#### Supplied information
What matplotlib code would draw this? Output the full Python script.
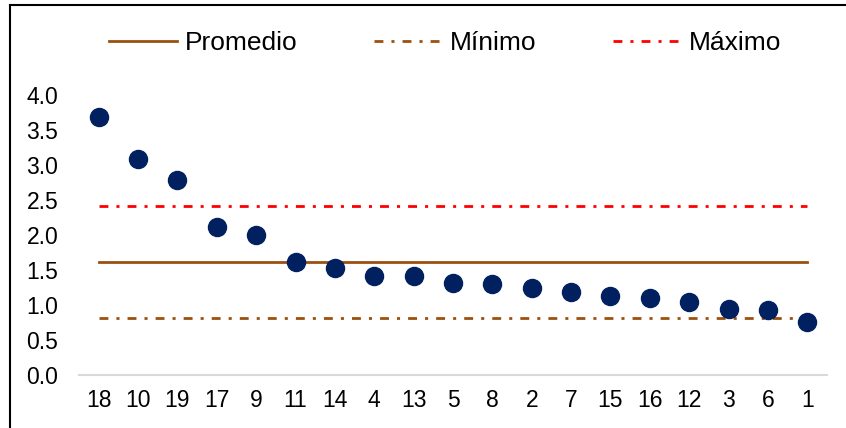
import numpy as np
import matplotlib
matplotlib.use("Agg")
import matplotlib.pyplot as plt
from matplotlib.lines import Line2D

plt.rcParams['font.family'] = ['Liberation Sans', 'DejaVu Sans']

categorias = ["18", "10", "19", "17", "9", "11", "14", "4", "13", "5",
              "8", "2", "7", "15", "16", "12", "3", "6", "1"]
valores = [3.69, 3.09, 2.79, 2.11, 2.0, 1.62, 1.53, 1.42, 1.41, 1.32,
           1.30, 1.25, 1.19, 1.13, 1.10, 1.05, 0.94, 0.93, 0.76]
promedio = 1.61
minimo = 0.81
maximo = 2.41

marron = '#9C5010'
rayapunto = (0, (3.2, 2.9, 1.1, 2.9))
grosor = 2

fig = plt.figure(figsize=(8.46, 4.28), dpi=100)
ax = fig.add_axes([79/846, 1-375/428, 748/846, 280/428])

x = np.arange(len(categorias))
ax.plot(x, [promedio]*len(x), color=marron, lw=grosor, label='Promedio')
ax.plot(x, [minimo]*len(x), color=marron, lw=grosor, ls=rayapunto, label='Mínimo')
ax.plot(x, [maximo]*len(x), color='#FF0000', lw=grosor, ls=rayapunto, label='Máximo')
ax.plot(x, valores, 'o', ms=13, color='#002060', zorder=5)

ax.set_xlim(-0.5, len(x)-0.5)
ax.set_ylim(0, 4)
ticks_y = np.arange(0, 4.01, 0.5)
ax.set_yticks(ticks_y)
ax.set_yticklabels([f"{v:.1f}" for v in ticks_y])
ax.set_xticks(x)
ax.set_xticklabels(categorias)
ax.tick_params(length=0, labelsize=16.5, colors='#000000')
ax.tick_params(axis='x', pad=10)
ax.tick_params(axis='y', pad=15)
for s in ['top', 'right', 'left']:
    ax.spines[s].set_visible(False)
ax.spines['bottom'].set_color('#D9D9D9')
ax.spines['bottom'].set_linewidth(1.5)

leg = fig.legend(handles=[
    Line2D([], [], color=marron, lw=grosor),
    Line2D([], [], color=marron, lw=grosor, ls=rayapunto),
    Line2D([], [], color='#FF0000', lw=grosor, ls=rayapunto)],
    labels=['Promedio', 'Mínimo', 'Máximo'],
    loc='center', bbox_to_anchor=(445/846, 1-43/428), ncol=3, frameon=False,
    fontsize=19, handlelength=2.58, handletextpad=0.3, columnspacing=2.9)

# marco exterior
fig.add_artist(Line2D([10/846, 10/846], [0, 1-5/428], color='black', lw=1.5, transform=fig.transFigure))
fig.add_artist(Line2D([10/846, 1], [1-5/428, 1-5/428], color='black', lw=1.5, transform=fig.transFigure))

fig.savefig("out.png", dpi=100)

#### Task brief
Go from the first line of the listing to the line holding "from matplotlib.lines import Line2D" and, please, transcribe those lines exactly, both included, with no pictures.

#### Finished answer
What matplotlib code would draw this? Output the full Python script.
import numpy as np
import matplotlib
matplotlib.use("Agg")
import matplotlib.pyplot as plt
from matplotlib.lines import Line2D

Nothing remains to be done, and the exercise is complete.